Recientemente, un grupo de científicos españoles (Roberto Colom, Miguel Burgaleta y quien esto escribe), en colaboración con el italiano Emiliano Bruner, ha sacado a la luz el primer estudio científico en el que se aborda la forma del cerebro y su relación con las capacidades cognitivas. Las poderosas herramientas de la morfometría han permitido comprobar hasta qué punto la forma de este órgano se relaciona realmente con su funcionamiento, midiendo en un numeroso grupo de personas no sólo la forma de su cerebro, sino su capacidad en un gran número de pruebas intelectuales, como la memoria, la atención, la capacidad visoespacial o las dotes para el lenguaje.

Verbal, numérica y espacial. De todas las funciones mentales estudiadas, sólo tres parecían relacionarse con la forma del cerebro. Esas tres, además, no eran muy diferentes entre sí, pues medían una misma cosa, aunque en tres variedades distintas (verbal, numérica y espacial): la llamada velocidad mental. El resultado parecía curioso. Pero aún lo fue más descubrir que la forma del cerebro con la que se relaciona la velocidad mental es precisamente ese abultamiento de la zona parietal que es propio de nuestra especie.
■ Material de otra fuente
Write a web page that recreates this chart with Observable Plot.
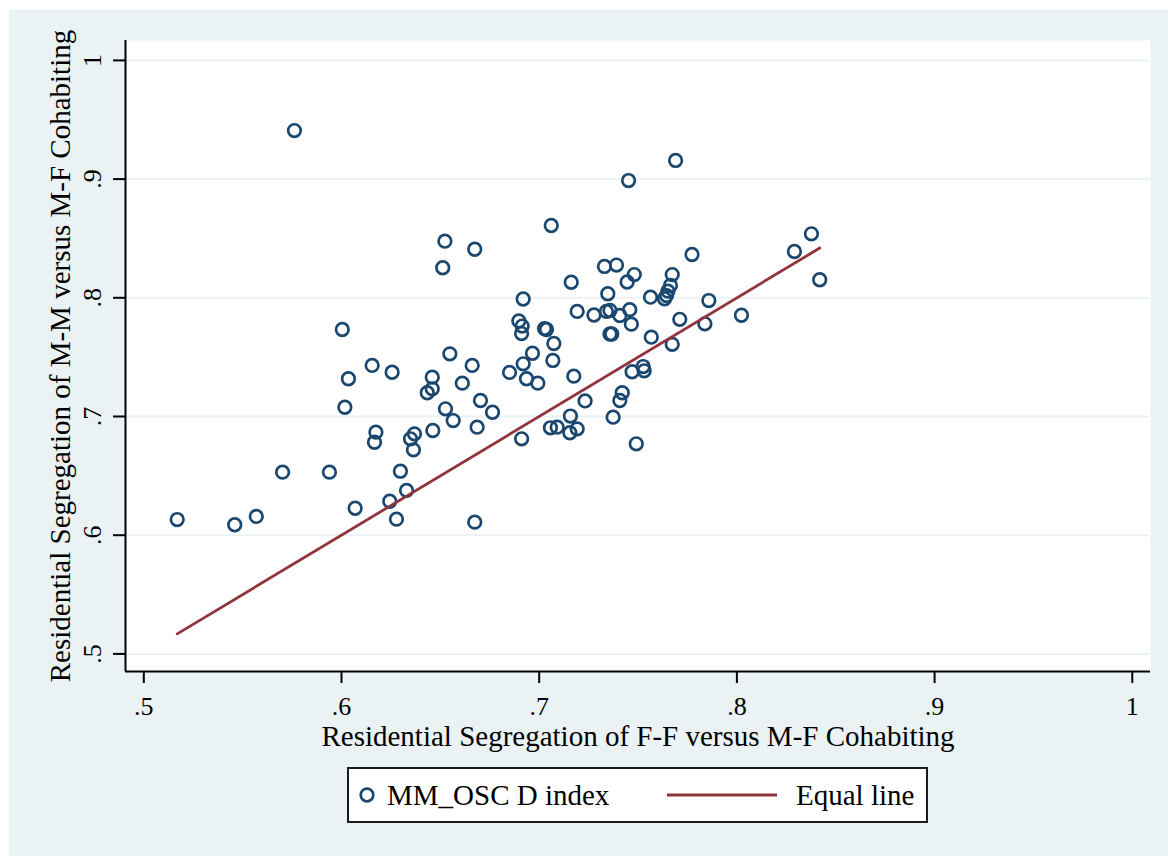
<!DOCTYPE html>
<html>
<head>
<meta charset="utf-8">
<script src="https://cdn.jsdelivr.net/npm/d3@7"></script>
<script src="https://cdn.jsdelivr.net/npm/@observablehq/plot@0.6"></script>
<style>
  html, body { margin: 0; padding: 0; background: white; }
  #wrap { position: relative; width: 1168px; height: 856px; background: white; overflow: hidden; font-family: "Liberation Serif", "Times New Roman", serif; }
  #bg { position: absolute; left: 9px; top: 10px; width: 1159px; height: 846px; background: #eaf2f3; }
  #chart { position: absolute; left: 0; top: 0; }
  #legend { position: absolute; left: 347px; top: 767px; width: 581px; height: 56px; box-sizing: border-box;
            border: 2px solid #1a1a1a; background: white; font-size: 29px; color: black; }
  #legend .item { position: absolute; top: 0; height: 52px; display: flex; align-items: center; }
  #legend svg { display: block; }
</style>
</head>
<body>
<div id="wrap">
  <div id="bg"></div>
  <div id="chart"></div>
  <div id="legend"></div>
</div>
<script>
// ---- Data ----
const ffVsMf = [0.5169,0.5460,0.5569,0.5702,0.5762,0.5939,0.6004,0.6017,0.6035,0.6069,
  0.6155,0.6174,0.6167,0.6256,0.6244,0.6278,0.6298,0.6329,0.6349,0.6369,
  0.6364,0.6434,0.6459,0.6459,0.6462,0.6512,0.6523,0.6526,0.6548,0.6565,
  0.6611,0.6661,0.6674,0.6686,0.6674,0.6703,0.6764,0.6850,0.6897,0.6914,
  0.6911,0.6919,0.6919,0.6936,0.6911,0.6966,0.6993,0.7027,0.7037,0.7061,
  0.7074,0.7069,0.7057,0.7091,0.7155,0.7158,0.7162,0.7175,0.7192,0.7192,
  0.7232,0.7277,0.7330,0.7340,0.7347,0.7358,0.7358,0.7367,0.7374,0.7391,
  0.7408,0.7408,0.7420,0.7445,0.7452,0.7458,0.7466,0.7470,0.7481,0.7491,
  0.7526,0.7531,0.7563,0.7567,0.7634,0.7644,0.7651,0.7664,0.7673,0.7673,
  0.7690,0.7711,0.7773,0.7838,0.7858,0.8023,0.8291,0.8377,0.8419];
const mmVsMf = [0.6132,0.6088,0.6158,0.6531,0.9409,0.6531,0.7733,0.7078,0.7318,0.6227,
  0.7430,0.6868,0.6783,0.7373,0.6286,0.6135,0.6539,0.6377,0.6812,0.6854,
  0.6719,0.7200,0.7233,0.7331,0.6882,0.8253,0.8477,0.7065,0.7528,0.6966,
  0.7281,0.7430,0.8409,0.6910,0.6110,0.7135,0.7036,0.7371,0.7805,0.7762,
  0.7699,0.7990,0.7444,0.7318,0.6812,0.7533,0.7281,0.7741,0.7733,0.8609,
  0.7615,0.7472,0.6905,0.6910,0.6863,0.7004,0.8131,0.7340,0.7885,0.6896,
  0.7131,0.7855,0.8264,0.7885,0.8034,0.7893,0.7695,0.7695,0.6994,0.8276,
  0.7851,0.7135,0.7200,0.8133,0.8988,0.7900,0.7778,0.7377,0.8196,0.6770,
  0.7421,0.7385,0.8005,0.7668,0.7992,0.8019,0.8056,0.8104,0.8196,0.7608,
  0.9157,0.7819,0.8365,0.7781,0.7977,0.7853,0.8390,0.8539,0.8152];
const equalLineX = [0.5169, 0.8419];
const equalLineY = [0.5169, 0.8419];
const xTicks = [0.5, 0.6, 0.7, 0.8, 0.9, 1];
const yTicks = [0.5, 0.6, 0.7, 0.8, 0.9, 1];
const xTitle = "Residential Segregation of F-F versus M-F Cohabiting";
const yTitle = "Residential Segregation of M-M versus M-F Cohabiting";
const legendLabels = ["MM_OSC D index", "Equal line"];

// ---- Styles ----
const navy = "#1a476f";
const maroon = "#90353b";
const gridColor = "#eaf2f3";
const fmt = d => d === 1 ? "1" : String(d).replace(/^0/, "");

const points = ffVsMf.map((x, i) => ({x, y: mmVsMf[i]}));
const line = equalLineX.map((x, i) => ({x, y: equalLineY[i]}));

const chart = Plot.plot({
  width: 1168,
  height: 760,
  marginLeft: 125,
  marginRight: 18,
  marginTop: 40,
  marginBottom: 89,
  x: {domain: [0.49074, 1.00921]},
  y: {domain: [0.48517, 1.01677]},
  style: {background: "transparent", fontFamily: "Liberation Serif, Times New Roman, serif", fontSize: "26px", color: "black"},
  marks: [
    Plot.frame({fill: "white"}),
    Plot.gridY(yTicks, {stroke: gridColor, strokeOpacity: 1, strokeWidth: 2}),
    Plot.dot(points, {x: "x", y: "y", r: 6.3, stroke: navy, strokeWidth: 2.7, fill: "none"}),
    Plot.line(line, {x: "x", y: "y", stroke: maroon, strokeWidth: 2.8}),
    Plot.ruleX([0.49074], {stroke: "black", strokeWidth: 2}),
    Plot.ruleY([0.48517], {stroke: "black", strokeWidth: 2}),
    Plot.axisX({ticks: xTicks, tickFormat: fmt, tickSize: 12, tickPadding: 13, strokeWidth: 2, fontSize: 26, label: null}),
    Plot.axisY({ticks: yTicks, tickFormat: fmt, tickSize: 12, tickPadding: 13, tickRotate: -90, strokeWidth: 2, fontSize: 26, label: null}),
    Plot.text([xTitle], {text: d => d, frameAnchor: "bottom", dy: 74, lineAnchor: "bottom", textAnchor: "middle", fontSize: 29}),
    Plot.text([yTitle], {text: d => d, frameAnchor: "left", dx: -56, rotate: -90, lineAnchor: "bottom", textAnchor: "middle", fontSize: 29})
  ]
});
document.getElementById("chart").appendChild(chart);

// ---- Legend ----
const legend = document.getElementById("legend");
legend.innerHTML = `
  <div class="item" style="left:8px;">
    <svg width="20" height="20"><circle cx="10" cy="10" r="6.3" fill="none" stroke="${navy}" stroke-width="2.7"/></svg>
    <span style="margin-left:10px;">${legendLabels[0]}</span>
  </div>
  <div class="item" style="left:317px;">
    <svg width="112" height="10"><line x1="1" y1="5" x2="111" y2="5" stroke="${maroon}" stroke-width="3"/></svg>
    <span style="margin-left:18px;">${legendLabels[1]}</span>
  </div>`;
</script>
</body>
</html>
La relación no era muy alta, pero era consistente. En realidad, que no fuera muy alta se debía a que todos los individuos estudiados eran de la misma especie, y todos ellos, por tanto, tenían ese abultamiento sólo por el hecho de serlo y contarían con una alta velocidad mental. Las implicaciones de este hallazgo para entender mejor la evolución de nuestro cerebro podrían ser por tanto muy valiosas. Que una de las principales diferencias entre nuestro cerebro y el de cualquier otro miembro del género Homo se pudiese relacionar, científicamente, con la velocidad mental implicaría que, efectivamente, fuéramos más rápidos mentalmente que cualquier otra especie humana. Todo ello pudo habernos permitido ganar la dura carrera por la supervivencia.